Ainsi, dès vingt ans, ne cessant de penser, s'efforçant de faire la clarté sur l'obscur, Valéry ne se quitte pas; mais, parlant dans ses lettres avec un ami dont il se savait entendu, il peut ne s'exprimer que par allusion et à demi-mot; et tels de ses brefs aveux font rêver sur de profonds dessous. Cependant on ne plaint qu'à moitié l'homme qui, cherchant à tirer de lui, selon sa formule, toutes ses possibilités, a fixé les vérités nouvelles des Analecta, des Choses tues, des Mauvaises pensées et réalisé dans le Cimetière marin et quelques courtes pièces de Charmes son chef-d'œuvre, dur et durable. Cet admirable Valéry, toujours recommencé lui aussi, avec qui on n'en finit point, on n'en aura jamais fini.

1955.


1. André GIDE et Paul VALÉRY : Correspondance, 1890-1942 ; préface et notes de Robert Mallet. Un vol., Gallimard.

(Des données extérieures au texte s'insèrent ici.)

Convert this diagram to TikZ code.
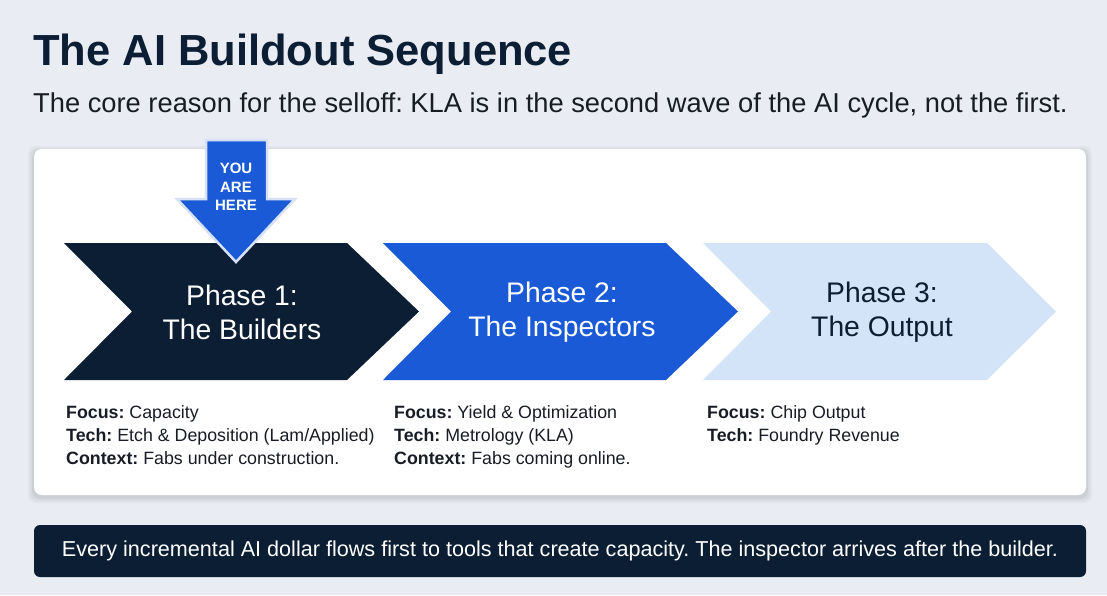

2. On annonce la publication intégrale, par reproduction photographique des deux cent cinquante-sept Cahiers de Paul Valéry (écrits de 1894 à 1945). L'ensemble, à paraître sous le patronage du Centre national de la recherche Scientifique, comprendra 32 volumes in-4°, et donnera la totalité des Cahiers, texte et manuscrits, dessins et aquarelles de l'auteur. (1956.) »
(Emile Henriot, Courrier littéraire 
XIXe-XXe siècles Maîtres d'hier et contemporains
Albin Michel, 1956)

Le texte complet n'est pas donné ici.